Electronic Modulation Strategy for Mass-Producible Ultrastrong Multifunctional Biomass-Based Fiber Aerogel Devices: Interfacial Bridging.

Abstract

The emergence of green flexible aerogel electronics based on natural materials is expected to solve part of the global environmental and energy crisis. However, it is still challenging to achieve large-scale production and multifunctional stable applications of natural biomass fiber aerogel (BFA) materials. Herein, we exploit the interfacial bridging between the flower-type titanium dioxide nanoarray (FTNA) and natural fiber substrates to modulate the electronic structure and loss mechanism to achieve multifunctional properties.
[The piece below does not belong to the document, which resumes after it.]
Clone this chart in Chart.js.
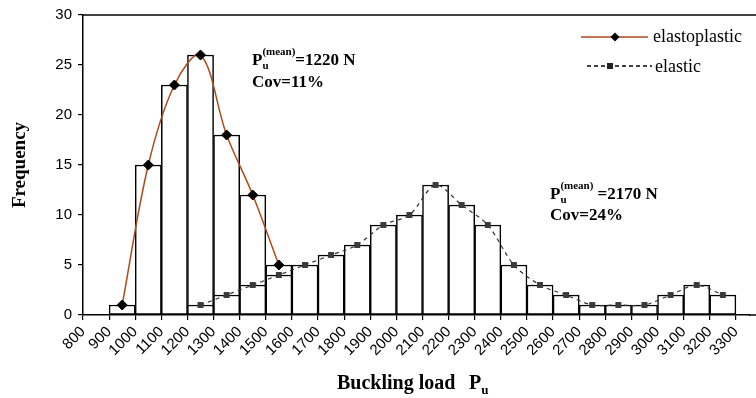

Specifically, the fibrous substrate with wrinkled features induces lattice strain in titania through precise interfacial bridging, effectively improving the intrinsic properties of the BFA materials. This interfacial bridging regulation strategy is also confirmed by X-ray absorption fine structure spectroscopy (XAS). More importantly, the construction of BFA products for different macroscopic and multifunctional applications through simple processing methods will facilitate the transition from natural materials to multifunctional flexible electronics. Therefore, the as-prepared blanket-type BFA (TCBFA) has good mechanical properties, electromagnetic protection properties, thermal stealth properties, high-temperature flame retardancy, and UV resistance. Meanwhile, the membrane-type (TCBFAM) multifunctional wearable fiber aerogel device exhibits superior flexibility, efficient Joule heating performance, and a smart response. This regulation strategy provides another concept for the design and innovation of green multifunctional fiber-integrated aerogels.